Explainable NLP for users in-the-world: Trust requires user legible systems. Recent advancements in explainable AI techniques have primarily focused on technical explainability – but to ensure trusted adoption of NLP systems they must also be explainable to users in a range of different contexts. Visualisation techniques are important here, enabling end-users to examine datasets and models through explorable visualisations, visualised narratives and interrogable interfaces. Our students will be trained to explore areas that cater to a wide range of users, from explainability for a general public, to specific populations who frequently engage with NLP based systems, to domain experts (e.g., decision support systems in control rooms). We will also focus on new explainable model architectures, which provide justifications for their predictions, attribute errors to specific components, and where NLP-based technologies might provide human readable explanations of datasets and models.

We expect this skills domain will be of particular interest to students from an information or data visualisation background, and students from a technical discipline that have been exploring issues of explainability and transparency in AI models.

Designing for Human-AI partnership: As it gets embedded in real-world applications, we need to bring more attention to how NLP will support new forms of human-AI interaction. This includes developing new techniques to design systems that adapt for evolving interactions between people and AI systems. NLP systems could better harness their natural language basis as a capacity to work in partnership with people. Our students will develop new human-centered methods to create adaptable human-AI partnership systems and human-in-the-loop modelling techniques. This will include research into approaches to engaging with the usability, user experience and social impact of NLP based systems in everyday situations. Work in this area will also support exploration of new models system-side to support the responsible monitoring of natural language human-AI interactions, and the design of adaptable interfaces to support human-AI collaborations, teams and hand-offs.

We expect this domain will be of particular interest to students from an interaction design or human computer interaction background, or students from a behavioural or social science background that have been looking into the relationships between people and AI systems.

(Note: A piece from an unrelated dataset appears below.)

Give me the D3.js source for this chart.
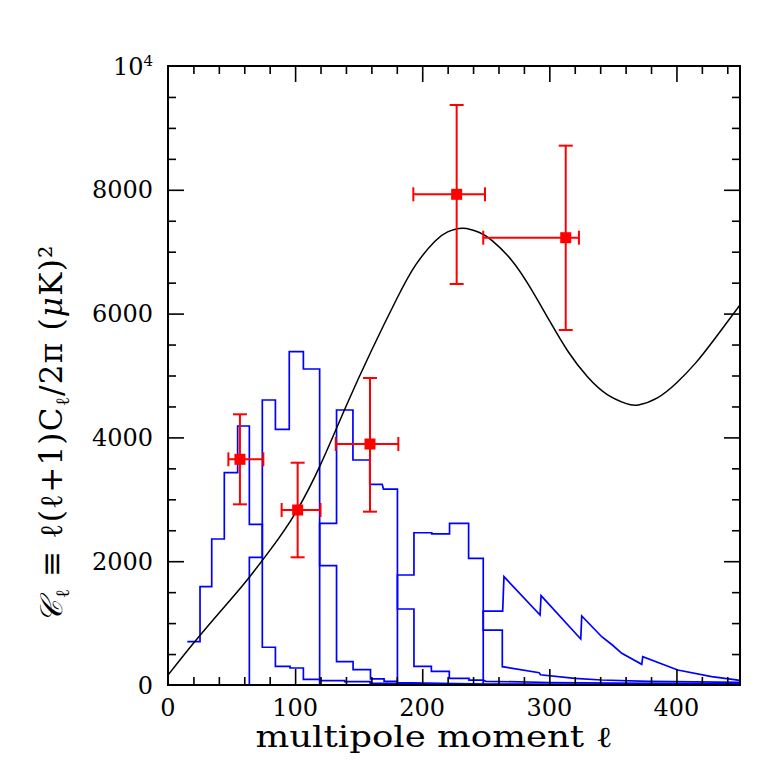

Governance & accountability: Governance of NLP is critical to establish a responsible and trustworthy environment. Responsibly deploying NLP requires understanding the intersection of current (IPR, GDPR, Equalities, Copyright) and emerging (EU AI) laws and governance, and where state-of-the-art techniques might take governance next. We will also engage with future governance developments – such as how EU AI regulations will be connected to accessibility and human rights legislation, which prioritise intersectional rights and competing/conflicting rights and are deeply challenging in a context of NLP systems. We will also connect with sector specific regulation challenges, and context specific forms of governance that work in-the-world and not just on paper. We will train students to consider how NLP systems might balance citizen rights and the responsibilities of developers and organisations. Critically, we will explore governance that works in-the-world, alongside how this intersects with ethical positions on building values into NLP.

We expect this skills domain will be of particular interest to students from a law background that have been studying the relationships between law and AI, or students from a philosophy or ethics background that are looking to bridge ethical frameworks and moral philosophy with design and technical practices.

Co-creation and NLP futures: Developing NLP applications that are trusted and people-centred requires user involvement in their design. There is a need to ensure people affected by and living with these technologies can define problems and application use cases, and ensure they address real-world challenges. However, the complexity of the datasets, models and emergent qualities of the more complex NLP systems present a challenge to traditional co-creation and elicitation methods. Students will develop new methods to ensure diverse members of society can meaningfully shape technical and design decisions. This will set the direction of application-oriented research conducted by trainees throughout their time with the CDT and focus on developing scenarios and application areas that are novel and driven by the needs, interests, aspirations of population seldom engaged in AI oriented research.

We expect this skills domain will be of particular interest to students from a design, human-computer interaction or creative background with an interest in participatory practices, or students from a technical legal or behavioural / social science discipline looking to develop new ways of engaging users in technical decision making processes.